▶ _PROVIDED INFORMATION_:
------------------------

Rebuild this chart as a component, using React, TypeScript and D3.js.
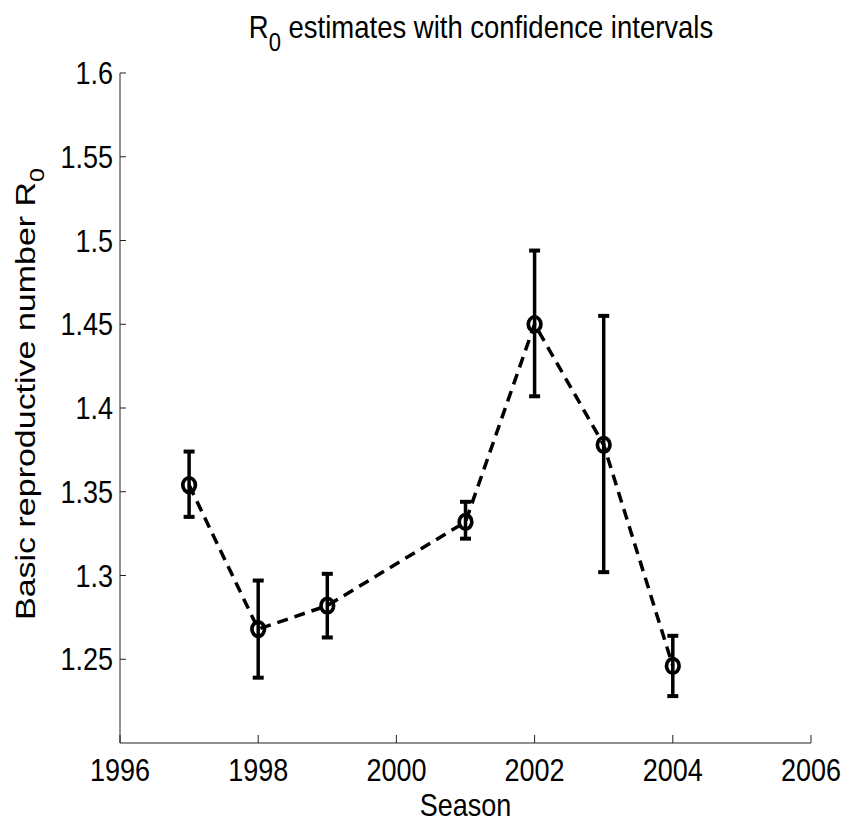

------------------------

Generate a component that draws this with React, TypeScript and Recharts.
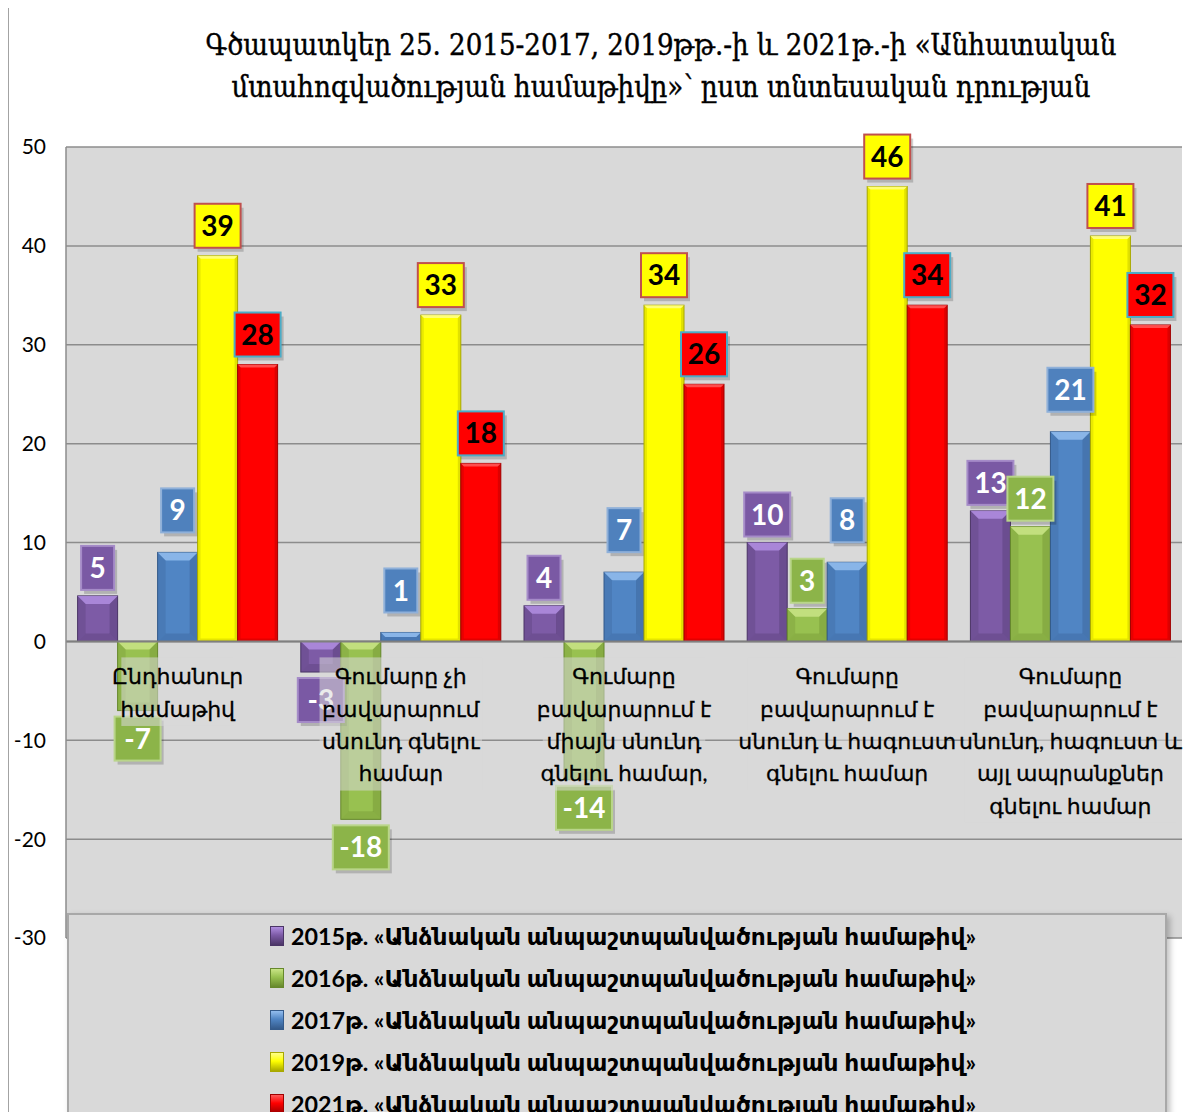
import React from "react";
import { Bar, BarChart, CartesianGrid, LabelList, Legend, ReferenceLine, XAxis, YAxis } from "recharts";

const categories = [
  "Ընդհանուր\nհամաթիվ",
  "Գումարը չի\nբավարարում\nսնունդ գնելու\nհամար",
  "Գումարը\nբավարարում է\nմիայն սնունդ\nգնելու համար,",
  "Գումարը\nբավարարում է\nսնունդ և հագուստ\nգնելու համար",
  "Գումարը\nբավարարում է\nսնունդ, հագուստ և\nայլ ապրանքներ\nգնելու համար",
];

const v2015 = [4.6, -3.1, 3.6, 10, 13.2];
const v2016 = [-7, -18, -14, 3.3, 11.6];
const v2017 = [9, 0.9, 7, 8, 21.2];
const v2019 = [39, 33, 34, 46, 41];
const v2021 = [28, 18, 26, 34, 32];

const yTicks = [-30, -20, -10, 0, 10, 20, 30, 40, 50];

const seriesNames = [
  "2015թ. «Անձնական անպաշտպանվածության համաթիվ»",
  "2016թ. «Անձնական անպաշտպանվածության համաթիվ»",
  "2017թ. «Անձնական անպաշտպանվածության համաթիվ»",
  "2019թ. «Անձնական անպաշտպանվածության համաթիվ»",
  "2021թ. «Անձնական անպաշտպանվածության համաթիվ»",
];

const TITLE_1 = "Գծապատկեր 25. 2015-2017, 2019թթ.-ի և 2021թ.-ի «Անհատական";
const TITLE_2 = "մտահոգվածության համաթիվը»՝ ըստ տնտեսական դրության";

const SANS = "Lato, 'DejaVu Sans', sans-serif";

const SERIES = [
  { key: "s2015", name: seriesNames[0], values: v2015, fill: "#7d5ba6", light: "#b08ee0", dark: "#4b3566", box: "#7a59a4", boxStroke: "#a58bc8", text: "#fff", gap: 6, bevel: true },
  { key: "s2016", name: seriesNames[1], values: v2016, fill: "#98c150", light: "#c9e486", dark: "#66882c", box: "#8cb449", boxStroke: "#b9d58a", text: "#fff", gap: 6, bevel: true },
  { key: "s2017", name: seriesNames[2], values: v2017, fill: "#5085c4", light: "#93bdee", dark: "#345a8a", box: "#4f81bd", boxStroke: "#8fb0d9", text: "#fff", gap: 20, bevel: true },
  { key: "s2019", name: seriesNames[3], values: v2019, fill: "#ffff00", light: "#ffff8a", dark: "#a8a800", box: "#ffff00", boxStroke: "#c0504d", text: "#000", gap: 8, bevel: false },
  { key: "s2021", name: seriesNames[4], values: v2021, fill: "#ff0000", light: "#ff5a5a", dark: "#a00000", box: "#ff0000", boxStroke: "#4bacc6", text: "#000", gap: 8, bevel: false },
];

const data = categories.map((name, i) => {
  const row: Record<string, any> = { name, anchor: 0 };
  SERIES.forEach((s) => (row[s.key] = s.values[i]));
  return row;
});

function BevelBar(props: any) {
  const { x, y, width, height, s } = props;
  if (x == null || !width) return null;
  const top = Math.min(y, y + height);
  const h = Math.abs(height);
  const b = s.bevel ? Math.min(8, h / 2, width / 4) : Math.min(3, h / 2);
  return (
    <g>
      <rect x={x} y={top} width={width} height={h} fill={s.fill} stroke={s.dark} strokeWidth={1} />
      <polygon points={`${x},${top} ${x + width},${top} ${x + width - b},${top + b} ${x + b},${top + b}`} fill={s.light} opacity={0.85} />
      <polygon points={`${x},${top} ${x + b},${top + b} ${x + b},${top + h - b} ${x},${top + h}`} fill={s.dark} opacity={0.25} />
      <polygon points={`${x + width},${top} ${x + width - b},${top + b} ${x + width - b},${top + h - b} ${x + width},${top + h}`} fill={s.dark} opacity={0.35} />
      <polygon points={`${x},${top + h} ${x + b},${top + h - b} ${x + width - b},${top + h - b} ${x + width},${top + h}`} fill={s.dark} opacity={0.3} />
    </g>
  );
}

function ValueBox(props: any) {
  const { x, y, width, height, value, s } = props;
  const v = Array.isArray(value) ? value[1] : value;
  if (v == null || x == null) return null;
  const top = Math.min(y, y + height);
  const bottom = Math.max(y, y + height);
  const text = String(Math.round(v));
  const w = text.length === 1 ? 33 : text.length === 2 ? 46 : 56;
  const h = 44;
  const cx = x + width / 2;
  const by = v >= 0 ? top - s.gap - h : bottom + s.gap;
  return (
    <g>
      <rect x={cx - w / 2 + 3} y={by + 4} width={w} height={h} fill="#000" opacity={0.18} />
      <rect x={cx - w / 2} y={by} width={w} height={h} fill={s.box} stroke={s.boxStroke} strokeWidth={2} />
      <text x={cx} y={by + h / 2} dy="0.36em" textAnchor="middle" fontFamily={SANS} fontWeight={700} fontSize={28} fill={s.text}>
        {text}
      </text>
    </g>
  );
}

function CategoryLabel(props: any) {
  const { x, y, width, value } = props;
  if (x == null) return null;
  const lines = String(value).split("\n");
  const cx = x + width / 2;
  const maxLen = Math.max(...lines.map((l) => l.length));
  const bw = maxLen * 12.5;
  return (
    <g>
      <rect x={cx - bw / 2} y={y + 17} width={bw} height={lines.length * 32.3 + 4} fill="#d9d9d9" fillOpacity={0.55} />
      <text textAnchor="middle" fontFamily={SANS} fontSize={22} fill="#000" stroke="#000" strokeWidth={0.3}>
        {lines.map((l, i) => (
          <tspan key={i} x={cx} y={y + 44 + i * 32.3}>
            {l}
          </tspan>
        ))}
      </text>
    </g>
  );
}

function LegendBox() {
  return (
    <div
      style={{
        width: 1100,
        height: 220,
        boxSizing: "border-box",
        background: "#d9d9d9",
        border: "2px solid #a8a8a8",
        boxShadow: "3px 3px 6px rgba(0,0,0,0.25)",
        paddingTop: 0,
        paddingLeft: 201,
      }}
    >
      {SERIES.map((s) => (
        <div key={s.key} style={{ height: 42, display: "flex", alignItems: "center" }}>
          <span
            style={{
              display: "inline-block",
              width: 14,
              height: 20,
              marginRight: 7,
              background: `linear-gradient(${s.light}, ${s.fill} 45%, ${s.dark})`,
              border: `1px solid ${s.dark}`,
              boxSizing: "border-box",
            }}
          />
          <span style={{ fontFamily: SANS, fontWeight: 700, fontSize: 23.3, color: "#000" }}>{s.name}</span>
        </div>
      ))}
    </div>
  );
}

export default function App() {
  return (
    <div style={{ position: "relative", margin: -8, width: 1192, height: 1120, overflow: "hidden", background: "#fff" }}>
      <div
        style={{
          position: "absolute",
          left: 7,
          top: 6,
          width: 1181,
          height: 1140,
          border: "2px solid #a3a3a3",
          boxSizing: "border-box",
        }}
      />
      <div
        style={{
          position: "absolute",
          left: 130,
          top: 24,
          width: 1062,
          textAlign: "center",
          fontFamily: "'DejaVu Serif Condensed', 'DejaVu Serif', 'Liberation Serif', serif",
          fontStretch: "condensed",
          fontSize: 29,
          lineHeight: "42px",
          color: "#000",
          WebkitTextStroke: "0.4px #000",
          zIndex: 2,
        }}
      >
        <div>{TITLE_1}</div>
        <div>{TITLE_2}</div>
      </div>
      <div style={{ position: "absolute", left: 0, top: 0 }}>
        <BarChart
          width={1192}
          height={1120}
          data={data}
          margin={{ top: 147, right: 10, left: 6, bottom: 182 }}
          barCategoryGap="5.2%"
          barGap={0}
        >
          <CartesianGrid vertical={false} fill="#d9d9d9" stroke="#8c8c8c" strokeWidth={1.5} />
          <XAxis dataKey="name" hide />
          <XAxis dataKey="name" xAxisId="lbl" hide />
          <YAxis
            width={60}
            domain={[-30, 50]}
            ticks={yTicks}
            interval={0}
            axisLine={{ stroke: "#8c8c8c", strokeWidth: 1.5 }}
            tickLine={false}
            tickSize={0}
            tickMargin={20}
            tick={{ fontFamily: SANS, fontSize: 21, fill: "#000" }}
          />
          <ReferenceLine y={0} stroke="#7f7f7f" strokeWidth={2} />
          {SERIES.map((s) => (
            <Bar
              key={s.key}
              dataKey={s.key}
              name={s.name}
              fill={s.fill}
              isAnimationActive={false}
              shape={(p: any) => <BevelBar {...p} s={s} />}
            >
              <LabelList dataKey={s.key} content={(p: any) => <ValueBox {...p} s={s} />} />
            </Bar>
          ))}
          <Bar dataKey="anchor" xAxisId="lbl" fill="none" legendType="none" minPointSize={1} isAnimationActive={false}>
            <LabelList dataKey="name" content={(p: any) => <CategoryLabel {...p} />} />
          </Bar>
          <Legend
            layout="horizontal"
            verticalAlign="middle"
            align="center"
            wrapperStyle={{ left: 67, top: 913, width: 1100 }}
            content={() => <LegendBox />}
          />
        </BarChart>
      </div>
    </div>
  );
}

------------------------

▶ _WRITTEN INSTRUCTION_: Scan the records above for the string "this", then report every line that contains it.

▶ _RESPONSE TO THE EXERCISE_:
Rebuild this chart as a component, using React, TypeScript and D3.js.
Generate a component that draws this with React, TypeScript and Recharts.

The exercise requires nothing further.